There's some surprising results there for us, but we're fairly confident after looking at that actual biopredicted plot that we've modeled the system quite well, and you can see differences between the two models. For example, here, the acid catalyst hasn't been picked out as an important factor in the least square's regression model, and the direction of the trend versus ester is completely different. That explains the differences in the R² value and the predictions of the least squared regression.
You can also see some nice features here, for example, on the alcohol where we've got a dip in the middle versus just a standard polynomial who doesn't really pick it up as much for the least square's regression.
To summarize, instead of a traditional mixture-type design, we've used a space-filling design of experiments. We've treated the mixture components or the mixture factors as continuous factors with constraints built-in, and that's how we've accounted for the sum total of the mixture.
We applied SVEM as a modeling technique to maximize the information we've got from a very small data set. We've increased the resolution of that prediction versus a traditional polynomial type model, and that's really helped us to understand the conditions to minimize ether formation in this chemical reaction. It's also accelerated the time for us to start building a kinetic model for this whole system.
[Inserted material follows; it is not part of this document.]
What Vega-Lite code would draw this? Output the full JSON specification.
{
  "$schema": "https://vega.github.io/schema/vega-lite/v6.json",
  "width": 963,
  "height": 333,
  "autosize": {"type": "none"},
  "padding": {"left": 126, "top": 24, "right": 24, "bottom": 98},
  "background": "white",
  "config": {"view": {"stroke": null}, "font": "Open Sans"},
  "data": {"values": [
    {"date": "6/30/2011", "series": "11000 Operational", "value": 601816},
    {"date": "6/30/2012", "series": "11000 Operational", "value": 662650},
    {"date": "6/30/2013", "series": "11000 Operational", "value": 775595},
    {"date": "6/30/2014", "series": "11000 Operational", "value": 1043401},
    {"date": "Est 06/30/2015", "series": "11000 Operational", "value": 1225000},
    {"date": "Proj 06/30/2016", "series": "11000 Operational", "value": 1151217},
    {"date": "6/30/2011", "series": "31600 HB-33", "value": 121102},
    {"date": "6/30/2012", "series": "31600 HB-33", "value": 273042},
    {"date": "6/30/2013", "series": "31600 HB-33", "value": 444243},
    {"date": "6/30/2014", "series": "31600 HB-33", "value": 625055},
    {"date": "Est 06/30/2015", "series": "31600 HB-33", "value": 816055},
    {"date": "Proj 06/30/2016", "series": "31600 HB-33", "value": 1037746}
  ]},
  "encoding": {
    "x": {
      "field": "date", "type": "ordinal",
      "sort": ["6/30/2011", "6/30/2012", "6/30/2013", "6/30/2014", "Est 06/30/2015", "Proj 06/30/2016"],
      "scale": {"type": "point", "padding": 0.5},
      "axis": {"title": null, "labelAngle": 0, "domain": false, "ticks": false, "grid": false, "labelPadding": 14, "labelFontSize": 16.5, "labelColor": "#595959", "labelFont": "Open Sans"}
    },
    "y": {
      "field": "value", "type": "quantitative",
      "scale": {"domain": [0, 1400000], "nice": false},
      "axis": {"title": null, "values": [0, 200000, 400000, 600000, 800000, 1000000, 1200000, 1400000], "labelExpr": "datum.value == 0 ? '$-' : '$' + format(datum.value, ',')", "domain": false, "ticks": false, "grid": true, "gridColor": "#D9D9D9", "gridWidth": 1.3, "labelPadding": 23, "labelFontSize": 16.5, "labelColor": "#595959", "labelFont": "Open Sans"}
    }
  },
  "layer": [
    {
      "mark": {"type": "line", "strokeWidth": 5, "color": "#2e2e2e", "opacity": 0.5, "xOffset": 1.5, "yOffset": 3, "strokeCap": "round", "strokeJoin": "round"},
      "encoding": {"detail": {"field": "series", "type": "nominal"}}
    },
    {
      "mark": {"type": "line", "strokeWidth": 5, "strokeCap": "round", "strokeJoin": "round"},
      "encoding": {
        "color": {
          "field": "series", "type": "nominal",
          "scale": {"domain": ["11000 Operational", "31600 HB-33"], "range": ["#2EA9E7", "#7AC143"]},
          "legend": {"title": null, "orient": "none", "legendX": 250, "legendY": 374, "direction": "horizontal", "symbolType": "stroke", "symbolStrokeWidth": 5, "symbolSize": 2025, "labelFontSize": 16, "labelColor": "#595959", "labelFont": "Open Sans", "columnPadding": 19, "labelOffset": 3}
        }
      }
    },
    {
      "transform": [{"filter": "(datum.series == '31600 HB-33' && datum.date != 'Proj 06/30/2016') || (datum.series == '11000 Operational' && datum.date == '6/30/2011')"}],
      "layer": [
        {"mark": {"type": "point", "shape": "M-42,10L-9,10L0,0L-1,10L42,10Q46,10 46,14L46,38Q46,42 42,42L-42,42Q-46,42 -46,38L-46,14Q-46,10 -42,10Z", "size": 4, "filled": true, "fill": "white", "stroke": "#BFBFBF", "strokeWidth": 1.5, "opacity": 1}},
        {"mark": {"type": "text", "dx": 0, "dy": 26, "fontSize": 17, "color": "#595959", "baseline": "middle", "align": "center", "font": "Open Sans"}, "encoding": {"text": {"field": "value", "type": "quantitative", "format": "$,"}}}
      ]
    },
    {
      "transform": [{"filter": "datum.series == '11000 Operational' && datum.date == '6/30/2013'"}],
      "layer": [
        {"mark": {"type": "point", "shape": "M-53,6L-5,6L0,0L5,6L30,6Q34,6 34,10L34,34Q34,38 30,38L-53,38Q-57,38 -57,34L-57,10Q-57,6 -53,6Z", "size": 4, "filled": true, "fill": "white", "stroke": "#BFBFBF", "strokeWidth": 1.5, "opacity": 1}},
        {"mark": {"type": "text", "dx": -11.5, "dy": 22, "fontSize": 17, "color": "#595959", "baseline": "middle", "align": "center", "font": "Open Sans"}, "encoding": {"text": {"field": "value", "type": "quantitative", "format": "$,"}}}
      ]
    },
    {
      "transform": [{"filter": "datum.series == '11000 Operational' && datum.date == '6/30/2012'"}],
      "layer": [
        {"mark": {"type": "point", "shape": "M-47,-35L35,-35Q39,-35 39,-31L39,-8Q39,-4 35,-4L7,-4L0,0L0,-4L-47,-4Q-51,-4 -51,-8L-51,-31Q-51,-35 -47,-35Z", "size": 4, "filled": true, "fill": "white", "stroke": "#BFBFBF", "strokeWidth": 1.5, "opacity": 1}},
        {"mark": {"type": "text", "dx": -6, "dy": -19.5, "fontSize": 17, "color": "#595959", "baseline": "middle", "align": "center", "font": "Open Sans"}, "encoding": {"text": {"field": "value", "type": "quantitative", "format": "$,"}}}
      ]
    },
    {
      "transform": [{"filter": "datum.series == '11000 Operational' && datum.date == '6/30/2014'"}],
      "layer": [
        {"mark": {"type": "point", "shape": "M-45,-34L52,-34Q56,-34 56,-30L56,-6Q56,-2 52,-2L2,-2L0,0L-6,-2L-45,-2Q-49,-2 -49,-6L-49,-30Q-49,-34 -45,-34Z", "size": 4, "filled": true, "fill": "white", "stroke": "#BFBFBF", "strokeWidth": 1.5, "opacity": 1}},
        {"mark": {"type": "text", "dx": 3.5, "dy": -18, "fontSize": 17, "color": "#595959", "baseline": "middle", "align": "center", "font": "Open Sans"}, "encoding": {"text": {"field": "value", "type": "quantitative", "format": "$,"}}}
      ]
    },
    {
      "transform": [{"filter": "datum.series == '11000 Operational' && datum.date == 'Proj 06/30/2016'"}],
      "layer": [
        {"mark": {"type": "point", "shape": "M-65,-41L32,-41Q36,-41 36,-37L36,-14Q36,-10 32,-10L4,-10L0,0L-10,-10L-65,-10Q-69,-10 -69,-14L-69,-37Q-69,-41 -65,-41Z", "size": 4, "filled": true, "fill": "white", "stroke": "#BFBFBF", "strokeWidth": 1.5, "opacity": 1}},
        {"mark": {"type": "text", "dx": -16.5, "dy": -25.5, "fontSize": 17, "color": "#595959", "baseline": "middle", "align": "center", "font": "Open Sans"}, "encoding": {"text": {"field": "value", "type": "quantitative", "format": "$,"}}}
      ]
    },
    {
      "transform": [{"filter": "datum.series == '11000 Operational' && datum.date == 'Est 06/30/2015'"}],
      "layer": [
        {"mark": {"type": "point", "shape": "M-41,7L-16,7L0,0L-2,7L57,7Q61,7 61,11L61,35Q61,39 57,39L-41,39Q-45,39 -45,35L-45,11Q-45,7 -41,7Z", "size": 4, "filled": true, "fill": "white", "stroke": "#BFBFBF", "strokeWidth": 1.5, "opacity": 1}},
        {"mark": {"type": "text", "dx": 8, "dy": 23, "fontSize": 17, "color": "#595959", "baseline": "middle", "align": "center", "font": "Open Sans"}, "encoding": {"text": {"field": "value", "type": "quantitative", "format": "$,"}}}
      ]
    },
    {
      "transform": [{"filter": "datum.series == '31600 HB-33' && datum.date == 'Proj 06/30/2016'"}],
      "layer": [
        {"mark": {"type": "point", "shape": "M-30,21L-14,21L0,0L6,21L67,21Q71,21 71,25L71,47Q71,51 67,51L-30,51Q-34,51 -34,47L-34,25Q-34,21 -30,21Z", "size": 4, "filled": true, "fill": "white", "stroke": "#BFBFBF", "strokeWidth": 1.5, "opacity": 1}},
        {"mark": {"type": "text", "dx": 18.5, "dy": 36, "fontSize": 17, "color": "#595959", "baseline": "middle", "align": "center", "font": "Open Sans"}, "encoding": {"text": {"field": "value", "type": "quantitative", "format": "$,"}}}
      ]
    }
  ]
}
In terms of future work, we do also have time series data from these experiments. Instead of just having the data point at 30 minutes, we also have data points at 5, 10, 15, 20. We can do a bit more processing and try and integrate that to build and that to build, to calculate actual chemical rates and build a more developed kinetic model. That's where our attention is going to focus in the future.
Also, many thanks to a lot of the scientists and engineers at Johnson Matthey on the technology team who contribute to this work. Finally, to Predictum, who provided training in the use of SVEM and also for its licensed use of the add-in. Thank you for listening to this poster presentation.